**Goal**
In the listing below, locate the line with "Write a Python" and the line with "1, 6, 4, 1, 2]", then output both and everything between them exactly, minus any pictures.

········

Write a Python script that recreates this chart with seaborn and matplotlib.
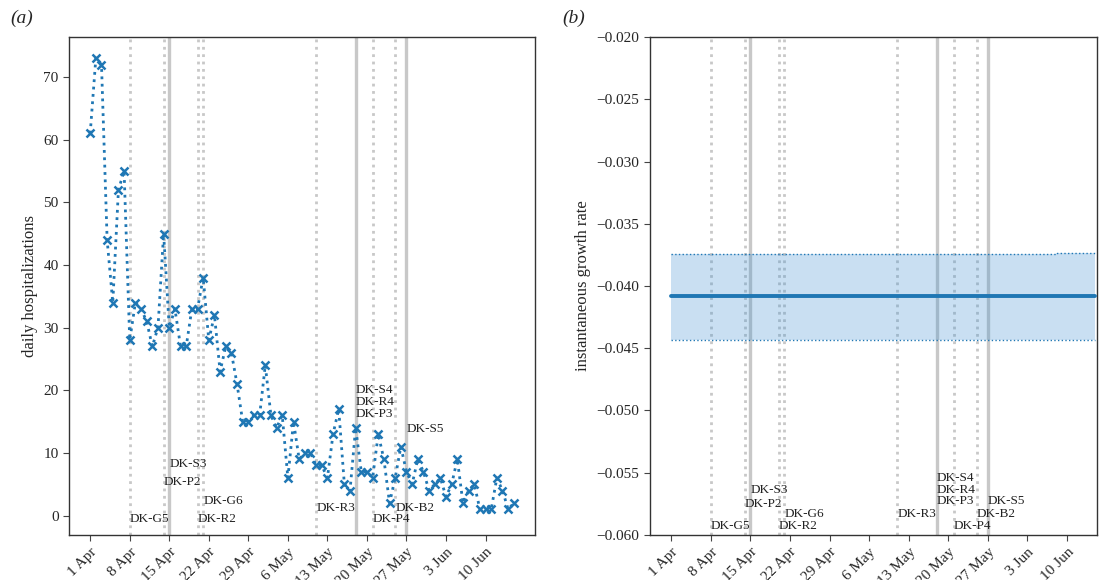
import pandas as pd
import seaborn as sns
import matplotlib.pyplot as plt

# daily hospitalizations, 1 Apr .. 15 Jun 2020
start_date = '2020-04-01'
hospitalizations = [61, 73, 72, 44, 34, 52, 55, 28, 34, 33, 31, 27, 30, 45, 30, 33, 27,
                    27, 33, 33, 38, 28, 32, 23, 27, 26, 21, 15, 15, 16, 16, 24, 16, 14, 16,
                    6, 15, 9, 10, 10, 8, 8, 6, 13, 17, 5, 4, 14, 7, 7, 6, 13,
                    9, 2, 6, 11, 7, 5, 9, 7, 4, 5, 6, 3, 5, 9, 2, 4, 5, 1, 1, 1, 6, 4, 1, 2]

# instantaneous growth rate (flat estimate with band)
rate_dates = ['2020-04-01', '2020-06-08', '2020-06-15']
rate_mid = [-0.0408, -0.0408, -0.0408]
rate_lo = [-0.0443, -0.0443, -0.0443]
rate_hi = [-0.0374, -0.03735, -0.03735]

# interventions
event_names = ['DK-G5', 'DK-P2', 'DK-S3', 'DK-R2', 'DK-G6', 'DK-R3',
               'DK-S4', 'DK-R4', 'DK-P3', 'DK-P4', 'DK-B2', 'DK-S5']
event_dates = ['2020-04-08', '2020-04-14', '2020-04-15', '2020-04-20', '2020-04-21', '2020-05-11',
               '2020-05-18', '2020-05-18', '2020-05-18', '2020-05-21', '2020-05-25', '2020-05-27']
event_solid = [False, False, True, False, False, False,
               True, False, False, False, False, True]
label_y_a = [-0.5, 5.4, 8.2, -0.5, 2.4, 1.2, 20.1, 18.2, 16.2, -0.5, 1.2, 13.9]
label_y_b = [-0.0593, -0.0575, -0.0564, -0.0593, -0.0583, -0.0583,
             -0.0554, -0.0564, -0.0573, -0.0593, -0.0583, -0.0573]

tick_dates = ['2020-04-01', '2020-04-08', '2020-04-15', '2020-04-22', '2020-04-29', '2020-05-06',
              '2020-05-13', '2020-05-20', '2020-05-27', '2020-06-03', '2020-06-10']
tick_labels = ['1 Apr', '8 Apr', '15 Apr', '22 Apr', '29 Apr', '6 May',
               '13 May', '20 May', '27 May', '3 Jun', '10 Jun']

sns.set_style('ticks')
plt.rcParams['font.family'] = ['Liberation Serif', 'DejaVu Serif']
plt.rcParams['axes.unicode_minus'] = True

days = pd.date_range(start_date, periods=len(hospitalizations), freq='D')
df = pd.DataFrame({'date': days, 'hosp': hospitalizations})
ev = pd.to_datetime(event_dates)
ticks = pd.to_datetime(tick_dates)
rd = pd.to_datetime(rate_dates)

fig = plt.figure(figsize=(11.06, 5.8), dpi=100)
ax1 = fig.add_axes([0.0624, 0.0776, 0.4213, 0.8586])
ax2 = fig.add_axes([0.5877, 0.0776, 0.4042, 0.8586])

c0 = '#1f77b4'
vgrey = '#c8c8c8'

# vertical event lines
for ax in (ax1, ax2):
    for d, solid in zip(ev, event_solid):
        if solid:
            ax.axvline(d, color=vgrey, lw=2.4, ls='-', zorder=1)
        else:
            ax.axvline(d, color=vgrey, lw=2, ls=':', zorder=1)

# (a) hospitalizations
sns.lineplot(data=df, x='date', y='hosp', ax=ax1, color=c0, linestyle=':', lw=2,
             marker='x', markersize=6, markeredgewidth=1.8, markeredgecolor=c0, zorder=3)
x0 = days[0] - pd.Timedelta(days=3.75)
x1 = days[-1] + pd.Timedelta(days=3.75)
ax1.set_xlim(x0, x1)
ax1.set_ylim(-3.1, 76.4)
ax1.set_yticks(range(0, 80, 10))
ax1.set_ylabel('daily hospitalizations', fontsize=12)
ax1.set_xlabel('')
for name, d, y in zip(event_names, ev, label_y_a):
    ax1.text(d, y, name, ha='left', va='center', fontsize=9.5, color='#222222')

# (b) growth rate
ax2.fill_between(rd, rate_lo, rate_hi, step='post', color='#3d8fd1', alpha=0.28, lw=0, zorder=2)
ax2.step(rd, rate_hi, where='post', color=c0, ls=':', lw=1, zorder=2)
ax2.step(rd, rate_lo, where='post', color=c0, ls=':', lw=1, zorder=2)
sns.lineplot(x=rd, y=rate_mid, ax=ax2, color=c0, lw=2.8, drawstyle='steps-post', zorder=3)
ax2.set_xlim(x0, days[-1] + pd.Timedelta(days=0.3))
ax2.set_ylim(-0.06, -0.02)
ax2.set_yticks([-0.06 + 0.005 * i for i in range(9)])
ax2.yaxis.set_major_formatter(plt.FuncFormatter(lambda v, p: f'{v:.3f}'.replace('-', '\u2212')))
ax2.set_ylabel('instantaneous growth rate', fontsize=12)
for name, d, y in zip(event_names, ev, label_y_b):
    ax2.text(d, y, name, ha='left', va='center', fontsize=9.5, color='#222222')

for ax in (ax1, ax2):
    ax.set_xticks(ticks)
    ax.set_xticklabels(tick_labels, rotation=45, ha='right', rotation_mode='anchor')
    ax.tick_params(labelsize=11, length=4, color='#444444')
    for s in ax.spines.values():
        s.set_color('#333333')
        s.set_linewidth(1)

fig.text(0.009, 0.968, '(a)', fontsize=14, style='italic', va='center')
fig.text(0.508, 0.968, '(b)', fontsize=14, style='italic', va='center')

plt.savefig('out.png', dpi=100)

········

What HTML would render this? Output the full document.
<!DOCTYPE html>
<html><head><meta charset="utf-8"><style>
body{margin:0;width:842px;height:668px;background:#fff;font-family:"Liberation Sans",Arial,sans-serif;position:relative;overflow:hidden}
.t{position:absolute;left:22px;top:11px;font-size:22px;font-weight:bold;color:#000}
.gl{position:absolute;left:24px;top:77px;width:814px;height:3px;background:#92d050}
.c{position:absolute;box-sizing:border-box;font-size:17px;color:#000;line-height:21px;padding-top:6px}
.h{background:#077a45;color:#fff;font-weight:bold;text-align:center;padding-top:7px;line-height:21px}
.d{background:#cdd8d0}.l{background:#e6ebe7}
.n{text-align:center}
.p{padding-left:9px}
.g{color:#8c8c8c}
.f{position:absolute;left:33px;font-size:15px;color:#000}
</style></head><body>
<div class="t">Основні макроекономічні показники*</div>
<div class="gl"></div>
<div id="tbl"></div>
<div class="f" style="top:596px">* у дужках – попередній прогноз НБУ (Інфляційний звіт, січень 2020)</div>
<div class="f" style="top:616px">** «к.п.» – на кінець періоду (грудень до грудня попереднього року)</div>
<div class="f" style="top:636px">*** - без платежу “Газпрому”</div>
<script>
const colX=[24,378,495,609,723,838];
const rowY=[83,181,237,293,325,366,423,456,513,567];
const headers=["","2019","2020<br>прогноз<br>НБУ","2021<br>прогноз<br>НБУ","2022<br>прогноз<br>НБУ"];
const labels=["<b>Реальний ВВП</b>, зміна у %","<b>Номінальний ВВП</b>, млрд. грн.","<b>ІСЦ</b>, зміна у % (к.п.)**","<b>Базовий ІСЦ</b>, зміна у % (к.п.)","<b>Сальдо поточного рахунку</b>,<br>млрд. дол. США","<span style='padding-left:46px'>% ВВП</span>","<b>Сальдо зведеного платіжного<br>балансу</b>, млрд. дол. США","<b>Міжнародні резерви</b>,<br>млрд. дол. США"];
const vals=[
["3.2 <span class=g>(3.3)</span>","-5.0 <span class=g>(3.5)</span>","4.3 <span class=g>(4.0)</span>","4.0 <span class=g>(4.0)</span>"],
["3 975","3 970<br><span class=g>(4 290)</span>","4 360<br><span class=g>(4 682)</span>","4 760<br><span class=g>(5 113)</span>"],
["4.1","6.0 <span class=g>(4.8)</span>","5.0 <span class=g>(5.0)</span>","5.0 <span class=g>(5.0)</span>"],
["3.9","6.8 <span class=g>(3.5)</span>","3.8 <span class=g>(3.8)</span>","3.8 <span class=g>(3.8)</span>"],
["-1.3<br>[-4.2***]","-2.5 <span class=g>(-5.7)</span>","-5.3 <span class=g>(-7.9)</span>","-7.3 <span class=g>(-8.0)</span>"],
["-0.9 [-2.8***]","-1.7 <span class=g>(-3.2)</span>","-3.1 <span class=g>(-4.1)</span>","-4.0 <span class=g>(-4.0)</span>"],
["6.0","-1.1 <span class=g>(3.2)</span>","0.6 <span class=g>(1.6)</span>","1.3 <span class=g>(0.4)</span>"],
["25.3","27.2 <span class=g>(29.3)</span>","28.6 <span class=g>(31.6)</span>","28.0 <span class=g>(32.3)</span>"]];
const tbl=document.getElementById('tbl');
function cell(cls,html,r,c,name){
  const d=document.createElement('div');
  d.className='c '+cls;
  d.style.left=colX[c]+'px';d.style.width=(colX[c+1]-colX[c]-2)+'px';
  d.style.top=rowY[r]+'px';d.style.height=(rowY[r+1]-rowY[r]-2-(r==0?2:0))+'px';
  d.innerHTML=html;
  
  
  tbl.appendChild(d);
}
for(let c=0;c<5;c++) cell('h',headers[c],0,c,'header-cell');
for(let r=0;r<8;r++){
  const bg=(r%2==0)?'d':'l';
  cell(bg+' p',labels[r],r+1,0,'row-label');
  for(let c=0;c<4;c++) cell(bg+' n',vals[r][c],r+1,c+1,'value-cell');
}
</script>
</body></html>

········

**Exercise result**
Write a Python script that recreates this chart with seaborn and matplotlib.
import pandas as pd
import seaborn as sns
import matplotlib.pyplot as plt

# daily hospitalizations, 1 Apr .. 15 Jun 2020
start_date = '2020-04-01'
hospitalizations = [61, 73, 72, 44, 34, 52, 55, 28, 34, 33, 31, 27, 30, 45, 30, 33, 27,
                    27, 33, 33, 38, 28, 32, 23, 27, 26, 21, 15, 15, 16, 16, 24, 16, 14, 16,
                    6, 15, 9, 10, 10, 8, 8, 6, 13, 17, 5, 4, 14, 7, 7, 6, 13,
                    9, 2, 6, 11, 7, 5, 9, 7, 4, 5, 6, 3, 5, 9, 2, 4, 5, 1, 1, 1, 6, 4, 1, 2]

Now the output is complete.